The remains were sent to the laboratory for identification.

Pvt. Woo’s name is recorded on the Walls of the Missing at Luxembourg American Cemetery, an American Battle Monuments site in Hamm, Luxembourg, along with the others still missing from World War II.

With his identification, a rosette will be placed next to his name to indicate he has been accounted for, the Army said.

Of the 73,678 unaccounted American service members that remained missing as late as 1972, researchers have been able to identify 1,660 since then.

Even without a grave, Pvt. Woo had a family.

He was the husband of the late Shun Kam (Wong) Woo. He leaves his son, Ping Chiu Woo and his wife, Sue King Woo, of Chicopee; his three grandchildren, Vincent Woo and his wife, Karen, of Palos Verdes, California, Cynthia Yee and her husband, Thomas, of Watertown, and Celinda Woo and her partner, Patrick Eady, of Longmeadow; his great-grandchildren, Brian Woo and his wife, Becca, and their son, Griffin, Jon Woo and his wife, Sarah, Evan Yee and his companion, Leah, Vanessa Yee, Jasmine Mae Papoutsakis and her husband, Vugar Abdullayev, and Nikolas Papoutsakis.
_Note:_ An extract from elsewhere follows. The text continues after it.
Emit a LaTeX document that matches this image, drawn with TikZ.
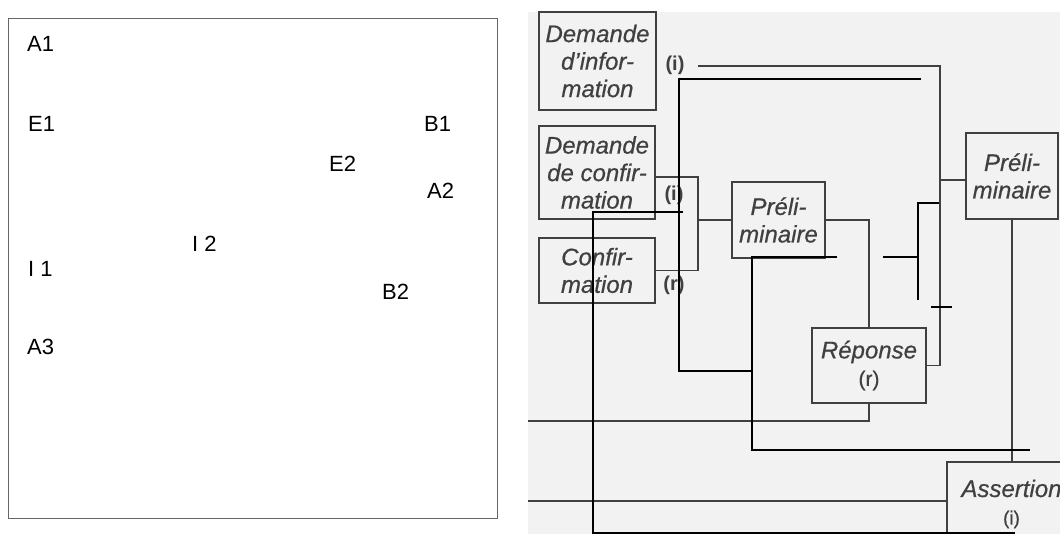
\documentclass[tikz,border=0pt]{standalone}
\usepackage{fontspec}
\setmainfont{Liberation Sans}
\newfontfamily\scanfont[FakeBold=0.6]{Liberation Sans}
\usetikzlibrary{positioning}
\definecolor{scanbg}{HTML}{F2F2F2}
\definecolor{ink}{HTML}{404040}

\begin{document}
\begin{tikzpicture}[x=1pt, y=-1pt, tag/.style={font=\fontsize{22}{22}\selectfont, anchor=base west, inner sep=0pt}, box/.style={draw=ink, line width=1.8pt, text=ink, font=\scanfont\itshape\fontsize{24}{27.5}\selectfont, align=center, inner sep=0pt}, paren/.style={text=ink, font=\bfseries\fontsize{20}{22}\selectfont, inner sep=0pt}, wire/.style={draw=ink, line width=1.8pt}, pen/.style={draw=black, line width=1.4pt}]

\useasboundingbox (0,0) rectangle (1060,534); \clip (0,0) rectangle (1060,534);
% left panel
\draw[gray!80!black, line width=1pt] (8,19) rectangle (497,518);
\node[tag] (a1) at (27,52) {A1}; \node[tag] (e1) at (28,132) {E1}; \node[tag] (b1) at (424,132) {B1};
\node[tag] (e2) at (329,172) {E2}; \node[tag] (a2) at (427,199) {A2}; \node[tag] (i2) at (192,252) {I 2};
\node[tag] (i1) at (28,277) {I 1}; \node[tag] (b2) at (382,300) {B2}; \node[tag] (a3) at (27,355) {A3};

% right panel, the scanned page
\fill[scanbg] (528,12) rectangle (1060,534);
\node[box, minimum width=117, minimum height=98] (dinfo) at (597.5,61) {Demande\\d’infor-\\mation};
\node[box, minimum width=116, minimum height=93] (dconf) at (597,172.5) {Demande\\de confir-\\mation};
\node[box, minimum width=116, minimum height=65] (conf) at (597,270.5) {Confir-\\mation};
\node[box, minimum width=93, minimum height=76] (prelB) at (778.5,220) {Préli-\\minaire};
\node[box, minimum width=92, minimum height=86] (prelC) at (1012,176) {Préli-\\minaire};
\node[box, minimum width=114, minimum height=75] (rep) at (869,365.5) {Réponse\\{\upshape\fontsize{21}{27.5}\selectfont (r)}};
\node[box, minimum width=129, minimum height=84] (asser) at (1011.5,504) {Assertion\\{\upshape\fontsize{19}{27.5}\selectfont (i)}};
\node[paren] (ia) at (675,65) {(i)}; \node[paren] (ib) at (674,195) {(i)}; \node[paren] (rb) at (674,285) {(r)};

\coordinate (t1) at (698,66); \coordinate (k1) at (940,66); \coordinate (k2) at (940,180); \coordinate (k3) at (698,177);
\coordinate (w1) at (528,421); \coordinate (w2) at (528,501);
\draw[wire] (t1) -- (k1) -- (k1 |- rep.east) -- (rep.east); \draw[wire] (k2) -- (k2 -| prelC.west);
\draw[wire] (k3 -| dconf.east) -- (k3) -- (k3 |- conf.east) -- (conf.east); \draw[wire] (k3 |- prelB.west) -- (prelB.west);
\draw[wire] (prelB.east) -| (rep.north); \draw[wire] (rep.south) |- (w1);
\draw[wire] (prelC.south) -- (prelC.south |- asser.north); \draw[wire] (w2) -- (w2 -| asser.west);

% pen strokes drawn over the page
\coordinate (p1) at (679,79); \coordinate (p2) at (921,79); \coordinate (q1) at (752,257); \coordinate (q2) at (837,257);
\coordinate (q3) at (1030,450); \coordinate (s1) at (593,212); \coordinate (s2) at (683,212); \coordinate (s3) at (1015,533);
\draw[pen] (p2) -- (p1) |- (q1 |- 0,371); \draw[pen] (q2) -- (q1) |- (q3); \draw[pen] (s2) -- (s1) |- (s3);
\coordinate (r1) at (918,203); \coordinate (r2) at (918,300);
\draw[pen] (939,203) -- (r1) -- (r2); \draw[pen] (883,257) -- (918,257); \draw[pen] (931,307) -- (952,307);
\end{tikzpicture}
\end{document}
Celinda Woo said her father and grandmother immigrated after the war, following the grandmother’s side of the family to Boston rather than her grandfather’s side to California.

They always joked, she said, that had their grandfather lived, the family would have been reunited in Los Angeles after the war.

Instead, the family is reunited in Massachusetts

“We were sad that this is the way we met our grandfather, but we’re excited that he is coming back to us,” she said. “For me it was difficult. I think it was a lot of emotions.”